Too Young, Too Rare: What My PBC Diagnosis Taught Me About Flexibility, Complexity, and Care
Rare diseases are often defined as conditions affecting fewer than 1 in 2,000 people. Individually they are uncommon, but collectively they affect millions of people worldwide. Despite this, many people – like myself – only hear the name of their condition at the moment they are diagnosed.
My name is Taise Campbell. I’m 23 and I live with a rare disease called Primary Biliary Cholangitis (PBC).
PBC is a lifelong condition in which the immune system mistakenly attacks the small bile ducts in the liver. These ducts normally carry bile out of the liver. When they are damaged, bile builds up, leading to inflammation, scarring, and ongoing liver injury.
Like many rare diseases, there is no known cause and no cure yet. Treatment focuses on slowing progression and managing symptoms, and each person’s experience is unique.
An Accidental Diagnosis
In 2022, I was undergoing investigations for Postural Orthostatic Tachycardia Syndrome (POTS). The focus was on my autonomic symptoms: dizziness, fatigue and changes in heart rate – symptoms that had often been attributed to ‘stress’ or ‘anxiety’.
That Spring, I was finally diagnosed with POTS and underwent broader autoimmune screening. One of those blood tests revealed a positive AMA autoantibody. After further investigations, I was eventually diagnosed with PBC.

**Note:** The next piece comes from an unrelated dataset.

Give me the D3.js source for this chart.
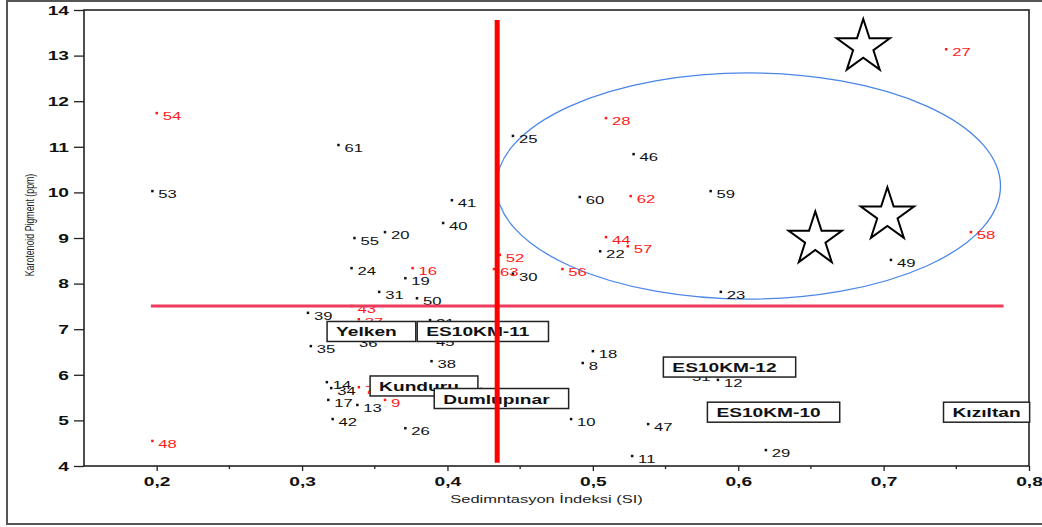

No one had been actively looking for liver disease. I went searching for answers about one condition, but what I found (by chance) changed everything. If I hadn’t already been in the healthcare system for another reason, I may never have had those tests, and likely wouldn’t have been diagnosed when I was.
That realisation stayed with me. Early rare disease diagnosis can depend heavily on circumstance and when there is no clear reason to look, conditions can remain hidden for years.
That sense of chance felt even more significant because of my age. I was diagnosed at 19, but the average age of PBC diagnosis is between 30 and 65.
One minute my biggest concern was starting university; the next, I was learning how to live with a chronic liver disease that is extremely uncommon in someone my age.
When You Don’t Fit the Expected Profile
Being a young person living with a rare condition can feel isolating. When you don’t fit the expected profile, being believed can feel harder. That can shape how comfortable you feel asking questions, seeking help, or advocating for yourself.
Recently, while watching the BAFTAs, I was struck by the acceptance speech for the short film ‘This is Endometriosis’. The winner, Georgie Wileman, spoke about how many women with Endometriosis spend years being told their pain is not real and how exhausting it is to feel disbelieved. Although she was speaking about endometriosis, the message resonated far beyond one condition.
Rare diseases (by definition) fall outside the expected. When symptoms do not fit textbook descriptions (or when patients don’t fit the typical demographic) there can be a subtle shift in how seriously those symptoms are taken.
Being believed should not depend on how closely someone matches a statistical norm. For people living with rare diseases, belief is not simply emotional validation. It is often the gateway to diagnosis, monitoring, and safe treatment.
When Treatment Isn’t Straightforward
Like many people living with a rare condition, I quickly learned that treatment is rarely straightforward.
In 2024, I experienced two drug-induced liver injuries: one from a standard antibiotic and the other from a second-line medication prescribed to help manage my PBC.
In both cases, my liver became so inflamed that I was admitted to hospital and referred for an urgent biopsy, as it appeared I might also have developed Autoimmune Hepatitis (AIH). Waiting to find out whether I had developed another serious chronic liver disease was frightening. What unsettled me most wasn’t frustration or blame, but the realisation that the medication meant to protect my liver had instead caused further damage.
That moment brought home how unpredictable rare disease care can be.
What is safe and effective for most patients does not always behave the same way for those living with rare conditions.
This reality demands careful monitoring, openness to uncertainty and the flexibility to change course when treatment isn’t working.
Why This Matters for Healthcare Education and Equity
That experience reshaped my understanding of rare disease care and revealed how fragile these pathways can be – from recognition, to diagnosis, to treatment. The issue often isn’t a lack of care, but about systems designed around what is common rather than what is rare.
For healthcare professionals, this is where education and equity intersect. Equitable care begins with recognising who the system wasn’t built for and understanding that no two rare disease journeys look the same. Each person’s presentation, risks, and response to treatment are individual and care needs to be flexible enough to reflect that.